Another Thracian bard, Thamyris, is regarded by some as the first to love another male, with Hyacinthus or Hymenaeus (both of whom Apollo loved too) and perhaps Narcissus as the objects of his passion; but he seems not to have won any of them, or at least we are never informed that he did.

King Laius of Thebes as the Originator of Homosexuality

Although other scattered and peripheral stories may deal with the initiation of homosexuality, the most widespread Hellenic traditions were that it arose in Crete or, alternatively, that Laius, the king of Thebes and the father killed by his son Oedipus, deserves credit for its invention.

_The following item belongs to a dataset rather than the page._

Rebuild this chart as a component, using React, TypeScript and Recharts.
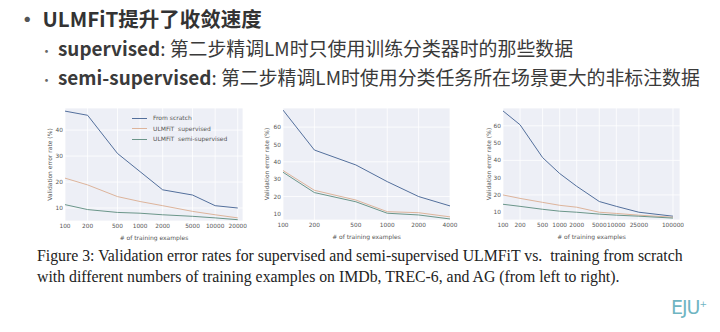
import React from "react";
import { LineChart, Line, XAxis, YAxis, CartesianGrid, Legend, Label } from "recharts";

// IMDb
const imdbX = [100, 200, 500, 1000, 2000, 5000, 10000, 20000];
const imdbScratch = [47.3, 45.7, 31.0, 24.0, 17.0, 15.0, 10.9, 10.0];
const imdbSupervised = [21.5, 18.9, 14.4, 12.5, 10.9, 8.7, 7.4, 6.2];
const imdbSemi = [11.3, 9.4, 8.3, 8.0, 7.4, 6.8, 6.2, 5.5];
const imdbYTicks = [10, 20, 30, 40];

// TREC-6
const trecX = [100, 200, 500, 1000, 2000, 4000];
const trecScratch = [69.8, 46.8, 38.2, 28.6, 20.0, 14.6];
const trecSupervised = [35.0, 23.6, 18.0, 11.3, 10.7, 8.3];
const trecSemi = [34.0, 22.3, 17.0, 10.4, 9.4, 7.1];
const trecYTicks = [10, 20, 30, 40, 50, 60];

// AG
const agX = [100, 200, 500, 1000, 2000, 5000, 10000, 25000, 100000];
const agScratch = [68.6, 60.6, 41.6, 32.4, 25.0, 16.2, 13.4, 10.0, 7.7];
const agSupervised = [20.0, 18.0, 15.7, 14.0, 12.9, 10.0, 9.3, 8.3, 7.1];
const agSemi = [14.6, 13.4, 11.7, 10.6, 10.0, 8.9, 8.3, 7.7, 6.6];
const agYTicks = [10, 20, 30, 40, 50, 60];

const seriesNames = ["From scratch", "ULMFiT  supervised", "ULMFiT  semi-supervised"];
const COLORS = ["#536f9c", "#ddb49b", "#6b968a"];

const tickStyle = { fontSize: 5.8, fill: "#555", fontFamily: "DejaVu Sans" };
const labelStyle = { fontSize: 6, fill: "#555", fontFamily: "DejaVu Sans", textAnchor: "middle" as const };

function LegendBox({ payload }: any) {
  const items = [...(payload || [])].sort((a: any, b: any) => seriesNames.indexOf(a.value) - seriesNames.indexOf(b.value));
  return (
    <div style={{ fontFamily: "DejaVu Sans", fontSize: 6, color: "#555", lineHeight: "10.6px", whiteSpace: "pre" }}>
      {items.map((p: any) => (
        <div key={p.value} style={{ display: "flex", alignItems: "center" }}>
          <span style={{ display: "inline-block", width: 15, borderTop: `1px solid ${p.color}`, marginRight: 6 }} />
          {p.value}
        </div>
      ))}
    </div>
  );
}

interface PanelProps {
  left: number;
  top: number;
  width: number;
  height: number;
  xs: number[];
  scratch: number[];
  supervised: number[];
  semi: number[];
  xDomain: [number, number];
  yDomain: [number, number];
  yTicks: number[];
  yAxisWidth: number;
  yLabelOffset: number;
  right: number;
  legend?: boolean;
}

function Panel(p: PanelProps) {
  const data = p.xs.map((n, i) => ({ n, scratch: p.scratch[i], sup: p.supervised[i], semi: p.semi[i] }));
  return (
    <div style={{ position: "absolute", left: p.left, top: p.top }}>
      <LineChart width={p.width} height={p.height} data={data} margin={{ top: 8, right: p.right, left: 0, bottom: 0 }}>
        <CartesianGrid stroke="#ffffff" strokeWidth={0.8} fill="#edeff6" />
        <XAxis
          dataKey="n"
          type="number"
          scale="log"
          domain={p.xDomain}
          ticks={p.xs}
          allowDataOverflow
          interval={0}
          tick={tickStyle}
          tickLine={false}
          axisLine={false}
          tickSize={0}
          tickMargin={3}
          height={21}
        >
          <Label value="# of training examples" position="insideBottom" offset={2} style={labelStyle} />
        </XAxis>
        <YAxis
          type="number"
          domain={p.yDomain}
          ticks={p.yTicks}
          allowDataOverflow
          width={p.yAxisWidth}
          tick={tickStyle}
          tickLine={false}
          axisLine={false}
          tickSize={0}
          tickMargin={2}
        >
          <Label value="Validation error rate (%)" angle={-90} position="insideLeft" offset={p.yLabelOffset} style={labelStyle} />
        </YAxis>
        {p.legend && (
          <Legend
            layout="vertical"
            align="center"
            verticalAlign="middle"
            content={<LegendBox />}
            wrapperStyle={{ left: 96, top: 13, width: 110, height: 34 }}
          />
        )}
        <Line type="linear" dataKey="scratch" name={seriesNames[0]} stroke={COLORS[0]} strokeWidth={1} dot={false} isAnimationActive={false} />
        <Line type="linear" dataKey="sup" name={seriesNames[1]} stroke={COLORS[1]} strokeWidth={1} dot={false} isAnimationActive={false} />
        <Line type="linear" dataKey="semi" name={seriesNames[2]} stroke={COLORS[2]} strokeWidth={1} dot={false} isAnimationActive={false} />
      </LineChart>
    </div>
  );
}

const cjk = '"Noto Sans CJK SC", "Noto Sans", sans-serif';

export default function App() {
  return (
    <div style={{ position: "fixed", left: 0, top: 0, width: 720, height: 332, background: "#ffffff", overflow: "hidden", color: "#3a3a3a", fontFamily: cjk }}>
      <div style={{ position: "absolute", left: 17, top: 5, fontSize: 20.5, fontWeight: 700, lineHeight: "27px", whiteSpace: "nowrap", color: "#333" }}>
        <span style={{ marginRight: 5, color: "#555" }}>•</span>ULMFiT提升了收敛速度
      </div>
      <div style={{ position: "absolute", left: 40, top: 35, fontSize: 18.9, lineHeight: "25px", whiteSpace: "nowrap" }}>
        <span style={{ marginRight: 5, color: "#666", fontSize: 13 }}>•</span>
        <span style={{ fontWeight: 600 }}>supervised</span>: 第二步精调LM时只使用训练分类器时的那些数据
      </div>
      <div style={{ position: "absolute", left: 40, top: 64, fontSize: 18.9, lineHeight: "25px", whiteSpace: "nowrap" }}>
        <span style={{ marginRight: 5, color: "#666", fontSize: 13 }}>•</span>
        <span style={{ fontWeight: 600 }}>semi-supervised</span>: 第二步精调LM时使用分类任务所在场景更大的非标注数据
      </div>

      <Panel left={36} top={100} width={212} height={142} xs={imdbX} scratch={imdbScratch} supervised={imdbSupervised} semi={imdbSemi}
        xDomain={[100, 23500]} yDomain={[5, 48.5]} yTicks={imdbYTicks} yAxisWidth={29} yLabelOffset={14} right={5} legend />
      <Panel left={258} top={100} width={204} height={141} xs={trecX} scratch={trecScratch} supervised={trecSupervised} semi={trecSemi}
        xDomain={[100, 4000]} yDomain={[6.5, 71]} yTicks={trecYTicks} yAxisWidth={25} yLabelOffset={9} right={12} />
      <Panel left={478} top={100} width={206} height={141} xs={agX} scratch={agScratch} supervised={agSupervised} semi={agSemi}
        xDomain={[100, 133000]} yDomain={[5.5, 70.3]} yTicks={agYTicks} yAxisWidth={25} yLabelOffset={11} right={4} />

      <div style={{ position: "absolute", left: 37, top: 246, fontFamily: '"Liberation Serif", serif', fontSize: 15.8, lineHeight: "20.5px", color: "#222", whiteSpace: "nowrap" }}>
        <div>Figure 3: Validation error rates for supervised and semi-supervised ULMFiT vs.&nbsp; training from scratch</div>
        <div>with different numbers of training examples on IMDb, TREC-6, and AG (from left to right).</div>
      </div>
      <div style={{ position: "absolute", left: 671, top: 296, fontFamily: '"DejaVu Sans", sans-serif', fontSize: 19, color: "#6fb5c2", letterSpacing: -1 }}>
        EJU<sup style={{ fontSize: 9 }}>+</sup>
      </div>
    </div>
  );
}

When the Theban throne was usurped for a time, Laius was exiled to the court of Pelops in Pisa, where he was hospitably received. Of Pelops' many sons, the youngest and favorite was Chrysippus, whose mother was not the queen Hippodamia but a nymph. He was a young beauty, and Laius, when teaching him to drive a chariot, fell passionately in love with him, thus bringing pederastic eros into being.

Later when Laius was recalled by his subjects, he abducted the youth, who was the great love of his life, and returned with him to Thebes. The aftermaths vary considerably.

In one version, Chrysippus killed himself for shame; in another, Hippodamia killed him sleeping in Laius's bed and used Laius's sword to pin the crime on him, but the dying boy cleared his lover of suspicion. Or else was he murdered by his half brothers Atreus and Thyestes? The Sphinx may have been sent to Thebes by Hera as a punishment for the king's abduction of Chrysippus.

The Oedipus Complex

Laius as founder of the paiderasteia, as the Greek institution of pederasty is called, is especially interesting in connection with the psychoanalytic theory of the Oedipus complex. The informing and defining myth of this psychosexual process details the relations of the eponymous hero with his parents Laius and Jocasta.

According to Freud, the father (the Laius ectype) has crucial functions in the sexual development of the son (the Oedipus ectype), and if he performs them successfully, the boy can move along a libidinal path toward the goal, reached at puberty, of choosing a female love-object (a Jocasta-substitute figure).

Now what happens to this theory when the grand passion of the archetypal father turns out to be an adolescent boy? Could that paternal figure be effectual in helping to bring the conflict with the son to a heterosexual resolution? Discussions of the Oedipus complex in either its positive or negative forms rarely take into account Laius's pederastic libido.